By Daphne Psaledakis and Jonathan Landay
WASHINGTON (Reuters) – An annual U.S. State Department report released on Thursday said discriminatory policies perpetuated human trafficking, drawing a link between the two for the first time.
U.S. Secretary of State Antony Blinken said in the Trafficking in Persons report that systemic racism creates inequities, in turn undercutting Washington’s battle against human trafficking.
A State Department official said it was the first time the report drew a connection to systemic racism.
The United States has been re-examining its treatment of African Americans since nationwide protests last year sparked by the murder of George Floyd, a Black man, by a white police officer.
U.S. authorities have warned of increased threats from white supremacist groups.
“While U.S. efforts to combat human trafficking have grown in magnitude and sophistication over the years, the United States still struggles with how to address the disparate effects of human trafficking on racial minority communities,” the report said.
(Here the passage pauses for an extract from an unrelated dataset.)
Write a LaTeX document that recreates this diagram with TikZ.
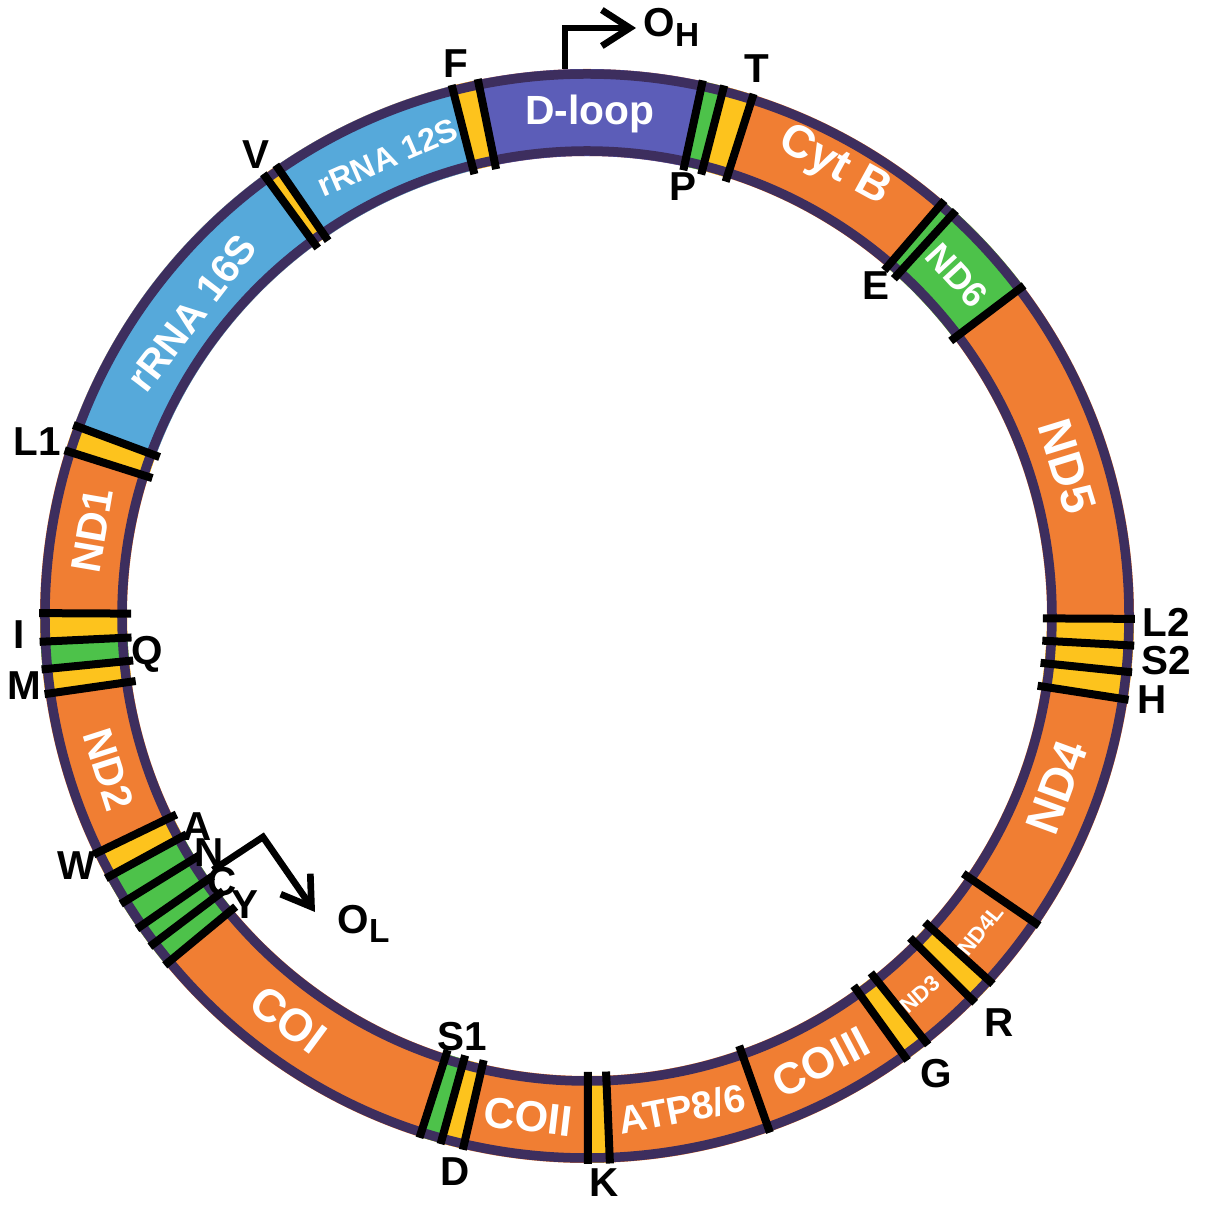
\documentclass[tikz,border=0pt]{standalone}
\usepackage{fontspec}
\setmainfont{Liberation Sans}
\usetikzlibrary{arrows.meta}

\definecolor{geneorange}{HTML}{F07E33}
\definecolor{rrnablue}{HTML}{56A9DA}
\definecolor{dloopblue}{HTML}{5C5DB8}
\definecolor{trnayellow}{HTML}{FDC31D}
\definecolor{trnagreen}{HTML}{4DC24A}
\definecolor{rimpurple}{HTML}{3D2E5E}

\begin{document}
\begin{tikzpicture}[
  font=\bfseries,
  rim/.style={draw=rimpurple, line width=0.95mm},
  bar/.style={draw=black, line width=0.8mm},
  gene/.style={text=white, inner sep=0pt, font=\bfseries\fontsize{#1}{#1}\selectfont},
  trna/.style={inner sep=0pt, font=\bfseries\fontsize{11.5}{13}\selectfont},
  arr/.style={
    -{Straight Barb[length=2.8mm,width=3.6mm]},
    line width=1.9pt,
  },
]
  \useasboundingbox (-5.87,-5.94) rectangle (6.23,6.16);
  % Ring: protein genes first, then the other sectors on top
  \fill[geneorange, even odd rule] (0,0) circle[radius=5.47] (0,0) circle[radius=4.60];
  \foreach \a/\b/\c in {77.8/101.5/dloopblue, 101.5/104.3/trnayellow, 104.3/124.6/rrnablue,
      124.6/126.2/trnayellow, 126.2/159.6/rrnablue, 159.6/162.4/trnayellow,
      179.7/182.7/trnayellow, 182.7/185.6/trnagreen, 185.6/188.2/trnayellow,
      205.8/208.6/trnayellow, 208.6/219.6/trnagreen, 252.2/254.5/trnagreen,
      254.5/256.9/trnayellow, 270.1/272.4/trnayellow, 305.8/308.5/trnayellow,
      315.1/317.8/trnayellow, 351.2/359.7/trnayellow, 397.1/409.3/trnagreen,
      432.3/435.5/trnayellow, 435.5/437.8/trnagreen}
    \fill[\c] (\a:4.60) arc[start angle=\a, end angle=\b, radius=4.60]
      -- (\b:5.47) arc[start angle=\b, end angle=\a, radius=5.47] -- cycle;
  \draw[rim] (0,0) circle[radius=5.42];
  \draw[rim] (0,0) circle[radius=4.65];
  % Gene boundaries
  \foreach \a in {77.8,101.5,104.3,124.6,126.2,159.6,162.4,179.7,182.7,185.6,188.2,
      205.8,208.6,211.7,214.8,217.1,219.6,252.2,254.5,256.9,270.1,272.4,289.5,
      305.8,308.5,315.1,317.8,325.6,351.2,354.1,356.9,359.7,397.1,407.7,409.3,
      432.3,435.5}
    \draw[bar] (\a:4.56) -- (\a:5.48);

  % Gene names on the ring
  \node[gene=11.6] (dloop) at (89.7:5.02) {D-loop};
  \node[gene=9.2, rotate=23.5] (rrna12) at (113.5:5.00) {rRNA 12S};
  \node[gene=11.4, rotate=52.5] (rrna16) at (142.5:4.98) {rRNA 16S};
  \node[gene=12, rotate=80.2] (nd1) at (170.2:5.02) {ND1};
  \node[gene=11.8, rotate=-72.2] (nd2) at (197.8:5.02) {ND2};
  \node[gene=13, rotate=-36.5] (coi) at (233.5:5.02) {COI};
  \node[gene=12.3, rotate=-6.7] (coii) at (263.3:5.04) {COII};
  \node[gene=11, rotate=10.9] (atp) at (280.9:5.02) {ATP8/6};
  \node[gene=12.5, rotate=27.7] (coiii) at (297.7:5.04) {COIII};
  \node[gene=6.3, rotate=41.3] (nd3) at (311.3:5.04) {ND3};
  \node[gene=6.3, rotate=51.4] (nd4l) at (321.4:5.04) {ND4L};
  \node[gene=13.5, rotate=69.9] (nd4) at (339.9:5.00) {ND4};
  \node[gene=13.5, rotate=-72.9] (nd5) at (17.3:5.03) {ND5};
  \node[gene=10.2, rotate=-47.4] (nd6) at (42.6:5.03) {ND6};
  \node[gene=13, rotate=-28.8] (cytb) at (61.2:5.13) {Cyt B};

  % tRNA letters
  \node[trna] (tF) at (-1.31,5.52) {F};
  \node[trna] (tT) at (1.70,5.47) {T};
  \node[trna] (tP) at (0.96,4.29) {P};
  \node[trna] (tE) at (2.89,3.30) {E};
  \node[trna] (tV) at (-3.31,4.61) {V};
  \node[trna] (tL1) at (-5.50,1.74) {L1};
  \node[trna] (tI) at (-5.68,-0.19) {I};
  \node[trna] (tQ) at (-4.40,-0.38) {Q};
  \node[trna] (tM) at (-5.63,-0.70) {M};
  \node[trna] (tW) at (-5.10,-2.50) {W};
  \node[trna] (tA) at (-3.90,-2.11) {A};
  \node[trna] (tN) at (-3.78,-2.37) {N};
  \node[trna] (tC) at (-3.65,-2.66) {C};
  \node[trna] (tY) at (-3.42,-2.89) {Y};
  \node[trna] (tS1) at (-1.25,-4.21) {S1};
  \node[trna] (tD) at (-1.32,-5.56) {D};
  \node[trna] (tK) at (0.17,-5.67) {K};
  \node[trna] (tG) at (3.49,-4.58) {G};
  \node[trna] (tR) at (4.12,-4.07) {R};
  \node[trna] (tL2) at (5.79,-0.06) {L2};
  \node[trna] (tS2) at (5.79,-0.45) {S2};
  \node[trna] (tH) at (5.65,-0.84) {H};

  % Origins of replication
  \node[trna, anchor=base west] (oh) at (0.56,5.79)
    {O\raisebox{-0.45ex}{\fontsize{9.5}{9.5}\selectfont H}};
  \coordinate (ohbase) at (-0.22,5.47);
  \coordinate (ohtip) at (0.49,5.88);
  \draw[arr] (ohbase) |- (ohtip);
  \node[trna, anchor=base west] (ol) at (-2.50,-3.17)
    {O\raisebox{-0.45ex}{\fontsize{9.5}{9.5}\selectfont L}};
  \coordinate (olbase) at (-3.74,-2.54);
  \coordinate (olbend) at (-3.24,-2.21);
  \coordinate (oltip) at (-2.72,-2.96);
  \draw[arr] (olbase) -- (olbend) -- (oltip);
\end{tikzpicture}
\end{document}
It cited the effect of the COVID-19 pandemic on human trafficking, as traffickers capitalized on the pandemic and governments diverted resources to fight the health crisis.
The report looked at countries and territories and ranked them into four tiers, downgrading countries such as Ethiopia but upgrading others.
The United States faulted Ethiopia for not demonstrating increased efforts to eliminate trafficking.
The report highlighted the conflict in Ethiopia’s Tigray region that has killed thousands of people, displaced more than 2 million people and pushed hundreds of thousands to the brink of famine.
The report said that since the conflict began in November, international organizations increasingly reported armed actors were responsible for committing human rights abuses and gender-based violence, including potential trafficking crimes.
Ethiopians seeking asylum in Sudan were increasingly vulnerable to trafficking and unaccompanied children in the conflict areas may be vulnerable to recruitment by non-state armed groups, the report also warned.
Belarus was cited for “key achievements” even if, as the report said, resident Alexander Lukashenko’s government did not “fully meet the minimum standards for the elimination of trafficking.”
The report made no mention of Lukashenko’s brutal crackdown on ongoing protests over his claim of victory in a 2020 presidential election widely seen as being rigged.
Saudi Arabia, a key U.S. ally in the Middle East, was cited for “making significant efforts” toward eliminating human trafficking, the report said.
However, the government failed to meet minimum standards in a number of areas, including fining, jailing and deporting foreign workers for prostitution or immigration violations even though many may have been trafficking victims, the report said.
The report said Israel, Washington’s closest Middle Eastern ally, had worked to eliminate human trafficking, but its efforts “were not serious and sustained” compared to the previous reporting period even accounting for the impact of the COVID-19 pandemic.
Victim identification policies “sometimes re-traumatized” victims and delayed their access to necessary care, sometimes for years, while the government reduced its overall efforts to investigate, prosecute and convict traffickers, it said.
Official policies toward foreign workers “increased their vulnerability to trafficking,” the report said, while the only police unit officially charged with identifying trafficking victims remained under-staffed for a fifth straight year.
The United States added Turkey to the list of countries implicated in the use of child soldiers over the past year, placing a NATO ally for the first time in such a list, in a move likely to further complicate fraught ties between Ankara and Washington.
The State Department downgraded Malaysia to the worst ranking after a string of complaints by rights groups and U.S. authorities over the alleged exploitation of migrant workers in plantations and factories.